Traffic splitting is the mechanism that enables progressive gating. At each stage, a larger percentage of users validate the new version. The combination of automated analysis and traffic splitting creates a multi-layered gate:

  1. Technical gate: Metrics (error rate, latency, memory)
  2. Operational gate: No active incidents (PagerDuty check)
  3. User experience gate: Session-based routing ensures users have consistent experiences

The Recovery

Traffic split not working (all traffic goes to stable): Check the ingress annotations or VirtualService configuration. Common issue: the canary ingress is not in the same ingress class as the stable ingress. Verify with kubectl get ingress -n production.

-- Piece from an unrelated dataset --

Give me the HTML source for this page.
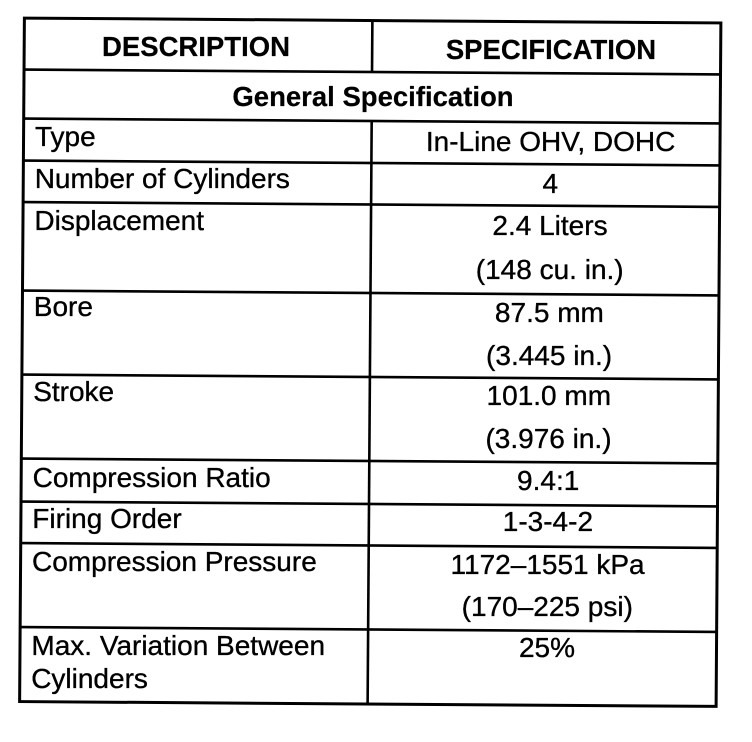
<!DOCTYPE html>
<html>
<head>
<meta charset="utf-8">
<style>
  html,body{margin:0;padding:0;background:#fff;}
  svg{display:block;}
  text{font-family:"Liberation Sans",Arial,sans-serif;fill:#000;stroke:#000;stroke-width:0.35px;}
  .b{font-weight:bold;font-size:27.5px;stroke-width:0.2px;}
  .n{font-size:28px;}
</style>
</head>
<body>
<svg width="752" height="742" viewBox="0 0 752 742" xmlns="http://www.w3.org/2000/svg">
  <rect width="752" height="742" fill="#fff"/>
  <g transform="rotate(0.4 370 362)" stroke="#000" fill="none">
    <rect x="22" y="20.5" width="696.5" height="683.5" stroke-width="3"/>
    <line x1="370" y1="20.5" x2="370" y2="72" stroke-width="2.6"/>
    <line x1="370" y1="121" x2="370" y2="704" stroke-width="2.6"/>
    <line x1="22" y1="72" x2="718.5" y2="72" stroke-width="2.6"/>
    <line x1="22" y1="121" x2="718.5" y2="121" stroke-width="2.6"/>
    <line x1="22" y1="163" x2="718.5" y2="163" stroke-width="2.6"/>
    <line x1="22" y1="204.5" x2="718.5" y2="204.5" stroke-width="2.6"/>
    <line x1="22" y1="293" x2="718.5" y2="293" stroke-width="2.6"/>
    <line x1="22" y1="377" x2="718.5" y2="377" stroke-width="2.6"/>
    <line x1="22" y1="461" x2="718.5" y2="461" stroke-width="2.6"/>
    <line x1="22" y1="504" x2="718.5" y2="504" stroke-width="2.6"/>
    <line x1="22" y1="545.5" x2="718.5" y2="545.5" stroke-width="2.6"/>
    <line x1="22" y1="629.5" x2="718.5" y2="629.5" stroke-width="2.6"/>
  </g>

  <text class="b" x="196" y="56" text-anchor="middle">DESCRIPTION</text>
  <text class="b" x="551" y="59" text-anchor="middle">SPECIFICATION</text>
  <text class="b" x="373" y="106" text-anchor="middle">General Specification</text>

  <text class="n" x="35" y="146">Type</text>
  <text class="n" x="34.7" y="188">Number of Cylinders</text>
  <text class="n" x="34.4" y="230">Displacement</text>
  <text class="n" x="33.8" y="316">Bore</text>
  <text class="n" x="33.2" y="401">Stroke</text>
  <text class="n" x="32.6" y="487">Compression Ratio</text>
  <text class="n" x="32.3" y="528">Firing Order</text>
  <text class="n" x="32" y="571">Compression Pressure</text>
  <text class="n" x="31.4" y="655">Max. Variation Between</text>
  <text class="n" x="31.2" y="688">Cylinders</text>

  <text class="n" x="550.6" y="151" text-anchor="middle">In-Line OHV, DOHC</text>
  <text class="n" x="550.3" y="193" text-anchor="middle">4</text>
  <text class="n" x="550" y="235" text-anchor="middle">2.4 Liters</text>
  <text class="n" x="549.7" y="279" text-anchor="middle">(148 cu. in.)</text>
  <text class="n" x="549.4" y="322" text-anchor="middle">87.5 mm</text>
  <text class="n" x="549.1" y="365" text-anchor="middle">(3.445 in.)</text>
  <text class="n" x="548.8" y="405" text-anchor="middle">101.0 mm</text>
  <text class="n" x="548.5" y="448" text-anchor="middle">(3.976 in.)</text>
  <text class="n" x="548.2" y="490" text-anchor="middle">9.4:1</text>
  <text class="n" x="547.9" y="531" text-anchor="middle">1-3-4-2</text>
  <text class="n" x="547.6" y="574" text-anchor="middle">1172–1551 kPa</text>
  <text class="n" x="547.3" y="616" text-anchor="middle">(170–225 psi)</text>
  <text class="n" x="547" y="657" text-anchor="middle">25%</text>
</svg>
</body>
</html>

Session affinity causes uneven distribution: Cookie-based affinity means returning users always hit the same version. If most traffic is from returning users, the canary gets less traffic than the weight suggests. Increase the canary weight or use a shorter cookie TTL.

Canary receives traffic before it is ready: Add setHeaderRoute to Argo Rollouts to send only test traffic (via header) before enabling weighted routing. Validate with test traffic first, then open to real users.